The other subject of concern is clarifying the goals of K12 education itself. I believe that NCLB is a de facto clarifying statement. The act is telling us that the Nation's fathers want a manufacturing paradigm to continue to produce "workers" of some undefined sort. In order that this be effective and that crime should be reduced, it is imperative that high school graduation rates be raised. In fact the Act can be viewed as a national dropout prevention program. But because the definition of worker is not clear, standards will merely cement a basic and self-limiting curriculum in place.

Private schools that have traditionally had the purpose of grooming the privileged experience no disorientation. In fact the disorientation period for them ran from the mid-seventies through the late eighties. Their goal is clear and inexpensive to gauge because it is understood by the student body and the parents to be higher education. (Aren't you glad I didn't say stakeholder and buy-in or *shudder* "own the process"?) Admission to an appropriate university and involvement in alumni activities is almost a spectator sport at those schools. It can be a desperate and bloody competition, but let me stress that it is a well defined goal.

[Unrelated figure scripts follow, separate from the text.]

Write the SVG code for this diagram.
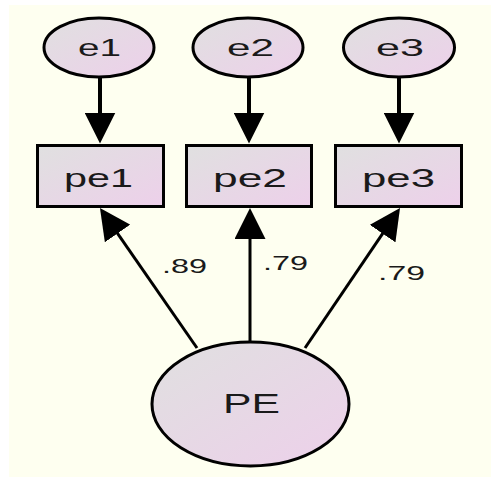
<svg xmlns="http://www.w3.org/2000/svg" width="491" height="479" viewBox="0 0 491 479">
  <defs>
    <linearGradient id="nodeFill" x1="0" y1="0" x2="1" y2="1">
      <stop offset="0" stop-color="#E0E0E0"/>
      <stop offset="1" stop-color="#EDD0EA"/>
    </linearGradient>
    <marker id="arrow" markerUnits="userSpaceOnUse" markerWidth="31" markerHeight="31" refX="16" refY="15.5" orient="auto" viewBox="0 0 31 31">
      <path d="M0,0 L31,15.5 L0,31 Z" fill="#000"/>
    </marker>
    <style>
      .node { fill: url(#nodeFill); stroke: #000; stroke-width: 3; }
      .lbl { font-family: "Liberation Sans", Arial, sans-serif; fill: #1a1a1a; }
      .conn { stroke: #000; fill: none; marker-end: url(#arrow); }
    </style>
  </defs>
  <rect x="0" y="0" width="491" height="479" fill="#FFFFFF"/>
  <rect x="9" y="5" width="482" height="472" fill="#FEFFF0"/>

  <g id="connectors">
    <line class="conn" stroke-width="4" x1="100" y1="78" x2="100" y2="128.5"/>
    <line class="conn" stroke-width="4" x1="249" y1="78" x2="249" y2="128.5"/>
    <line class="conn" stroke-width="4" x1="399" y1="78" x2="399" y2="128.5"/>
    <line class="conn" stroke-width="3" x1="197" y1="348" x2="108.5" y2="220.3"/>
    <line class="conn" stroke-width="3" x1="250" y1="341" x2="250" y2="223"/>
    <line class="conn" stroke-width="3" x1="305" y1="348" x2="391.6" y2="220.4"/>
    <text class="lbl" x="162" y="273" font-size="21" textLength="45" lengthAdjust="spacingAndGlyphs">.89</text>
    <text class="lbl" x="263" y="270" font-size="21" textLength="45" lengthAdjust="spacingAndGlyphs">.79</text>
    <text class="lbl" x="378" y="280" font-size="21" textLength="47" lengthAdjust="spacingAndGlyphs">.79</text>
  </g>

  <g id="e1">
    <ellipse class="node" cx="99" cy="47.5" rx="55" ry="29.5"/>
    <text class="lbl" x="78" y="56" font-size="24" textLength="43" lengthAdjust="spacingAndGlyphs">e1</text>
  </g>
  <g id="e2">
    <ellipse class="node" cx="248" cy="47.5" rx="55" ry="29.5"/>
    <text class="lbl" x="227" y="56" font-size="24" textLength="47" lengthAdjust="spacingAndGlyphs">e2</text>
  </g>
  <g id="e3">
    <ellipse class="node" cx="399" cy="47.5" rx="55.5" ry="29.5"/>
    <text class="lbl" x="376" y="56" font-size="24" textLength="48" lengthAdjust="spacingAndGlyphs">e3</text>
  </g>

  <g id="pe1">
    <rect class="node" x="37.5" y="145.5" width="126" height="61"/>
    <text class="lbl" x="64" y="187" font-size="26" textLength="69" lengthAdjust="spacingAndGlyphs">pe1</text>
  </g>
  <g id="pe2">
    <rect class="node" x="186.5" y="145.5" width="125" height="61"/>
    <text class="lbl" x="213" y="187" font-size="26" textLength="74" lengthAdjust="spacingAndGlyphs">pe2</text>
  </g>
  <g id="pe3">
    <rect class="node" x="335.5" y="145.5" width="126" height="61"/>
    <text class="lbl" x="362" y="187" font-size="26" textLength="73" lengthAdjust="spacingAndGlyphs">pe3</text>
  </g>

  <g id="PE">
    <ellipse class="node" cx="250.5" cy="404" rx="98.5" ry="62"/>
    <text class="lbl" x="223" y="413" font-size="28" textLength="57" lengthAdjust="spacingAndGlyphs">PE</text>
  </g>
</svg>
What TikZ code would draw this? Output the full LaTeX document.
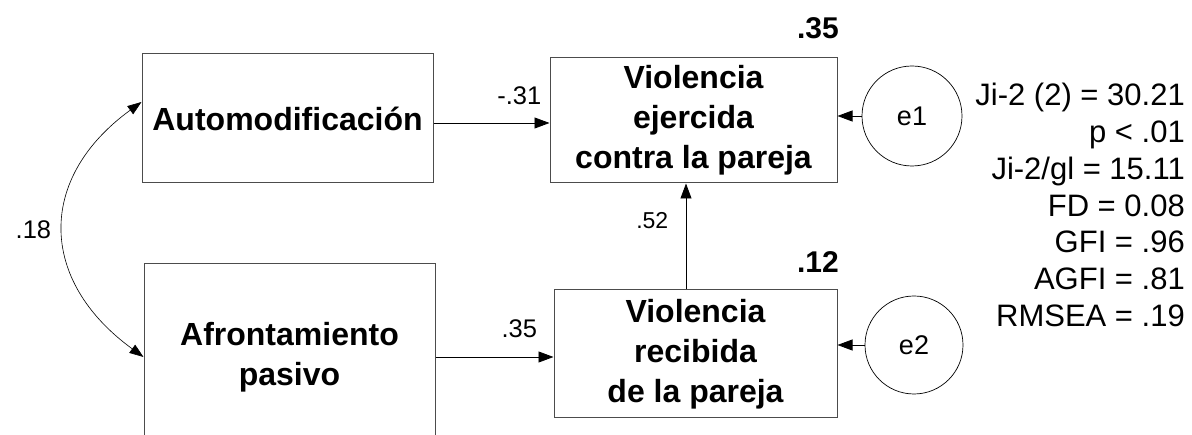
\documentclass[tikz,border=0pt]{standalone}
\usepackage{fontspec}
\setmainfont{Liberation Sans}
\usetikzlibrary{arrows.meta}
\usetikzlibrary{positioning}

\tikzset{
	var/.style={draw=black!70, line width=1pt, align=center, inner sep=0pt,
		font=\fontsize{32}{40}\selectfont\bfseries},
	err/.style={circle, draw, line width=0.7pt, inner sep=0pt,
		font=\fontsize{27}{30}\selectfont},
	coef/.style={font=\fontsize{25.5}{30}\selectfont},
	rsq/.style={font=\fontsize{30}{36}\selectfont\bfseries},
	stats/.style={align=right, inner sep=0pt, font=\fontsize{31}{36.7}\selectfont},
	link/.style={-{Triangle[length=15pt,width=11pt]}, line width=0.8pt},
	corr/.style={{Triangle[length=14pt,width=10pt]}-{Triangle[length=14pt,width=10pt]}, line width=0.6pt}
}

\begin{document}
\begin{tikzpicture}[x=1pt,y=1pt]
		\clip (0,0) rectangle (1192,435);
		
		\node[var, minimum width=291pt, minimum height=129pt] (AM) at (287.5,316.5) {Automodificación};
		\node[var, minimum width=291pt, minimum height=186pt] (AP) at (289.5,78) {Afrontamiento\\pasivo};
		\node[var, minimum width=287pt, minimum height=125pt] (VE) at (693.5,314.5) {Violencia\\ejercida\\contra la pareja};
		\node[var, minimum width=283pt, minimum height=128pt] (VR) at (695.5,81) {Violencia\\recibida\\de la pareja};
		\node[err, minimum size=100pt] (e1) at (912,319) {e1};
		\node[err, minimum size=98pt] (e2) at (914,90) {e2};
		\node[rsq] (R1) at (818,407) {.35};
		\node[rsq] (R2) at (818,173) {.12};
		\node[stats, anchor=east] (fitstats) at (1185,230) {Ji-2 (2) = 30.21\\p < .01\\Ji-2/gl = 15.11\\FD = 0.08\\GFI = .96\\AGFI = .81\\RMSEA = .19};
		
		\draw[link] ([yshift=-4.5pt]AM.east) -- ([yshift=-4.5pt]AM.east -| VE.west) node[coef, pos=.74, above=15pt] {-.31};
		\draw[link] (AP.east) -- (AP.east -| VR.west) node[coef, pos=.71, above=16pt] {.35};
		\draw[link] ([xshift=-9.5pt]VR.north) -- ([xshift=-9.5pt]VR.north |- VE.south) node[coef, font=\fontsize{23}{28}\selectfont, pos=.65, left=14pt] {.52};
		\draw[link] (e1.west) -- (e1.west -| VE.east);
		\draw[link] (e2.west) -- (e2.west -| VR.east);
		\draw[corr] ([yshift=16.5pt]AM.west) to[out=216, in=144, looseness=1.3] node[coef, pos=.5, left=9pt] {.18} (AP.west);
\end{tikzpicture}
\end{document}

John Adams' third generation is safe in their hands. But what of the children of the increasingly marginalized non-wealthy classes? NCLB seems to be designed to limit their horizons. Proponents will say that nothing could be further from the truth. However an unfunded NCLB guarantees it.

Who is surprised that the Gates' schools prosper with a budget of ten thousand dollars per pupil? Who is surprised that a private school is successful with a budget of over twenty thousand dollars per pupil? Finally who is surprised that high poverty schools fail with a budget of less than five thousand dollars per pupil?

So I leave you with two things. Agility and funding.

Funding is obvious except that the legislative bodies insist that an unsuccessful system that funds at a rate one fifth that of the most successful institutions is in fact adequately funded.

Agility is what comes from rapid, effective communication and rapid deployment of systems in such a way that explicit goals are achieved in a dynamic system. As evidenced by the rapid die-off of corporations, this is difficult to achieve. We will not achieve it by creating a system of activities that stipulate the level of professional behavior teachers must exhibit. It is not because this would be bad. It is because this is just a small part of a complex part of life.


Analysts are proposing that we fix piece here, and a piece there. The nation is asking that we gather up all these scraps and create a whole and healthy student.


Frankly I do not see that the civic will exists for such a venture.